Rows from a dataset of charts and code:

◇ ◇ ◇

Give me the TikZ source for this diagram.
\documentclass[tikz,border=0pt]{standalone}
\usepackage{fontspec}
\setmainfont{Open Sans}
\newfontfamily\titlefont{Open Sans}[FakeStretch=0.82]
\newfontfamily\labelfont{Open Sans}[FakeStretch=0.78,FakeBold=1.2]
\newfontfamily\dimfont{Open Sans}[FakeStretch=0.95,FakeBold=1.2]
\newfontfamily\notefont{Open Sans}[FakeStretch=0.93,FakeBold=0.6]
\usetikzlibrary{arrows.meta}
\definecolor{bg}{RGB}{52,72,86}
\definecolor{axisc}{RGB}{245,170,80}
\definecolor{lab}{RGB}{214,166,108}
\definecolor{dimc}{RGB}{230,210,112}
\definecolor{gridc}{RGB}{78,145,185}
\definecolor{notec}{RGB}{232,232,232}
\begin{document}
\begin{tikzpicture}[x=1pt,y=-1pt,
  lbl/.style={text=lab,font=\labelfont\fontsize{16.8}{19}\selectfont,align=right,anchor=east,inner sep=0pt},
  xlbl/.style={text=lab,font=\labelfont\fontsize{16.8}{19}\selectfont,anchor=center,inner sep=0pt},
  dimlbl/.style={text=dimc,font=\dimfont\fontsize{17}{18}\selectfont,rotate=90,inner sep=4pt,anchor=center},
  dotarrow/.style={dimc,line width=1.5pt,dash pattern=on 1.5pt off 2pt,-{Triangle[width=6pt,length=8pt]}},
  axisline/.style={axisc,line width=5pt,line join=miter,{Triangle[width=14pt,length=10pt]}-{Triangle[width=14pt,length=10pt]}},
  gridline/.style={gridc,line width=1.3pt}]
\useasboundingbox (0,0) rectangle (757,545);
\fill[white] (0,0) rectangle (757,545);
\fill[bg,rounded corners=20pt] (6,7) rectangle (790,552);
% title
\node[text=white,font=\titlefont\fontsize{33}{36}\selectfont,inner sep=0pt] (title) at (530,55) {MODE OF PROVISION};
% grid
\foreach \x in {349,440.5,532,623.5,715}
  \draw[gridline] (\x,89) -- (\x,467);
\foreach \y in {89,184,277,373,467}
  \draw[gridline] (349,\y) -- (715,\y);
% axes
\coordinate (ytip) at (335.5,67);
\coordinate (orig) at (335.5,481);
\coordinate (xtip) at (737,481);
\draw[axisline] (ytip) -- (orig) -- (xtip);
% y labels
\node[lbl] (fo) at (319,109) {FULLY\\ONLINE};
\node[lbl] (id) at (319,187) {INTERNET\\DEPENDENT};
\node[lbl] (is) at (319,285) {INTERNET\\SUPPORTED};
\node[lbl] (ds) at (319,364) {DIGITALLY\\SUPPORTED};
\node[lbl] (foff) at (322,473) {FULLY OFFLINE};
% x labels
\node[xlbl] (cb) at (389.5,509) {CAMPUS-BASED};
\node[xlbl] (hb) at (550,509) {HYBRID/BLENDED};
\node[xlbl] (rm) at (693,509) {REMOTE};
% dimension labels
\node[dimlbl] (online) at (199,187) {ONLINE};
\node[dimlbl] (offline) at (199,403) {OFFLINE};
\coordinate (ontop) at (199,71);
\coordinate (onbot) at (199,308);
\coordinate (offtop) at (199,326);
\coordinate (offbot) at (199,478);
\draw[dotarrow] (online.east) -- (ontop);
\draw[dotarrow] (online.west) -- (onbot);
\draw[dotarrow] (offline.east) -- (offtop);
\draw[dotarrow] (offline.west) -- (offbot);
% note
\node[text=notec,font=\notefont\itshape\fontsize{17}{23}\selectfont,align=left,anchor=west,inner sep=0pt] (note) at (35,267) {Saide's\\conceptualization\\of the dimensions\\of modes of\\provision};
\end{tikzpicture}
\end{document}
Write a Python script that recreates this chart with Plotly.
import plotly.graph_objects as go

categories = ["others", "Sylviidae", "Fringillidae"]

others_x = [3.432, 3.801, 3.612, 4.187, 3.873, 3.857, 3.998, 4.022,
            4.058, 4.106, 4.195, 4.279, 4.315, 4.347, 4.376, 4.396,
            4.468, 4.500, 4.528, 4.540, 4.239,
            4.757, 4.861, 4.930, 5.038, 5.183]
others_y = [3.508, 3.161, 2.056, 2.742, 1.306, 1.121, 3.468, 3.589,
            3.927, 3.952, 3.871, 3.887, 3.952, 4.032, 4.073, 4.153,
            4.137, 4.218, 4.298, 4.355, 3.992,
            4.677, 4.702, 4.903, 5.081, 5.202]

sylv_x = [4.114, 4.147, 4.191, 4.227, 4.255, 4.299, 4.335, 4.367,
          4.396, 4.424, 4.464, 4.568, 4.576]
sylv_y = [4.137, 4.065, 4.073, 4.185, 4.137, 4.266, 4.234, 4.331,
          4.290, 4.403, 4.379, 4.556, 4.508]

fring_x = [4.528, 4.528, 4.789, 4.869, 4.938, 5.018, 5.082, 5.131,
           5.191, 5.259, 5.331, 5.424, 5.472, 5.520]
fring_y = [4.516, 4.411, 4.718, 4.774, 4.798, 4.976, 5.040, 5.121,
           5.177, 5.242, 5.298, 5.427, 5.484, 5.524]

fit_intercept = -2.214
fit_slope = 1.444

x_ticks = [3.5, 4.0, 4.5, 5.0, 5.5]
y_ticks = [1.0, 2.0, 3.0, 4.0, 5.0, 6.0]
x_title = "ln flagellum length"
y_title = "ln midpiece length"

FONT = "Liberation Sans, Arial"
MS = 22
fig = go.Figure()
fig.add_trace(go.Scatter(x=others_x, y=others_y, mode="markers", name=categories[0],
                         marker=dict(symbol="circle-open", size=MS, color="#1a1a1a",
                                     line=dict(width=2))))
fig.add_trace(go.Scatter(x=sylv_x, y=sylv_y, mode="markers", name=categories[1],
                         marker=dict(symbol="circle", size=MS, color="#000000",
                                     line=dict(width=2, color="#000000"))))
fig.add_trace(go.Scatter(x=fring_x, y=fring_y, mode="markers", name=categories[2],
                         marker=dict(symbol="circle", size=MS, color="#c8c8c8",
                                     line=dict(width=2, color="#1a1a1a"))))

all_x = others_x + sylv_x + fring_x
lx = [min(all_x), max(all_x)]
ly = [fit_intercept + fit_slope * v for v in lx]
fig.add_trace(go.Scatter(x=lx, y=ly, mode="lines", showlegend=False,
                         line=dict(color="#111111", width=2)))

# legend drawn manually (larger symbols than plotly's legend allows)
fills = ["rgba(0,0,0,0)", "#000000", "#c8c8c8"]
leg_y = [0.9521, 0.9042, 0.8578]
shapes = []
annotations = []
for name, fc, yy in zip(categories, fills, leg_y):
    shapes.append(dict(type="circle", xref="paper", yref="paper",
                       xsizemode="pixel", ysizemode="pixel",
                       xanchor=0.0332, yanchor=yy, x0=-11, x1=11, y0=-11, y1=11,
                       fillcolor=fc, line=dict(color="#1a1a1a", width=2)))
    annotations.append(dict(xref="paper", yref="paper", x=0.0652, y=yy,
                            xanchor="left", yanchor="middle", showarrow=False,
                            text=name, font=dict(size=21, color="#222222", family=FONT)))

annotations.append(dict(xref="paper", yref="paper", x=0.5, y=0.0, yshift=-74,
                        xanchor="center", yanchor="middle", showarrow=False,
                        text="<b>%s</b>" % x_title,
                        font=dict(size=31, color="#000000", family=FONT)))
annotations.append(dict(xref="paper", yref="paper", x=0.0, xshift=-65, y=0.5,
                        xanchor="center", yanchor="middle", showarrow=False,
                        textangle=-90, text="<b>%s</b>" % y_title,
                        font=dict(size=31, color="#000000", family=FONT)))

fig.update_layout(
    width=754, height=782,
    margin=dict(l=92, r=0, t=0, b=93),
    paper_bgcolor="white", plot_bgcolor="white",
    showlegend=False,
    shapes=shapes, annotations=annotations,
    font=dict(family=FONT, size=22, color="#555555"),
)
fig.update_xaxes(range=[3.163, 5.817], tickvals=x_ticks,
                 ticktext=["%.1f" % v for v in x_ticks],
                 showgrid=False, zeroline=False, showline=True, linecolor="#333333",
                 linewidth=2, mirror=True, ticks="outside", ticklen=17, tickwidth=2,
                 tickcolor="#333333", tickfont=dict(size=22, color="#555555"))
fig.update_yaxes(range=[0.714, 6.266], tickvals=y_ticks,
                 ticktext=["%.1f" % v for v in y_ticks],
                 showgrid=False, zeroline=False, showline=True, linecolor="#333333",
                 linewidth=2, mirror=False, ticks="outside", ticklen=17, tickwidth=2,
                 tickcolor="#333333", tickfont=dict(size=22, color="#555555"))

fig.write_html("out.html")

◇ ◇ ◇

◆ PROBLEM DETAILS ◆
In the entries above, find every line with the word "this" and list it.

◆ EXPECTED OUTPUT ◆
Give me the TikZ source for this diagram.
Write a Python script that recreates this chart with Plotly.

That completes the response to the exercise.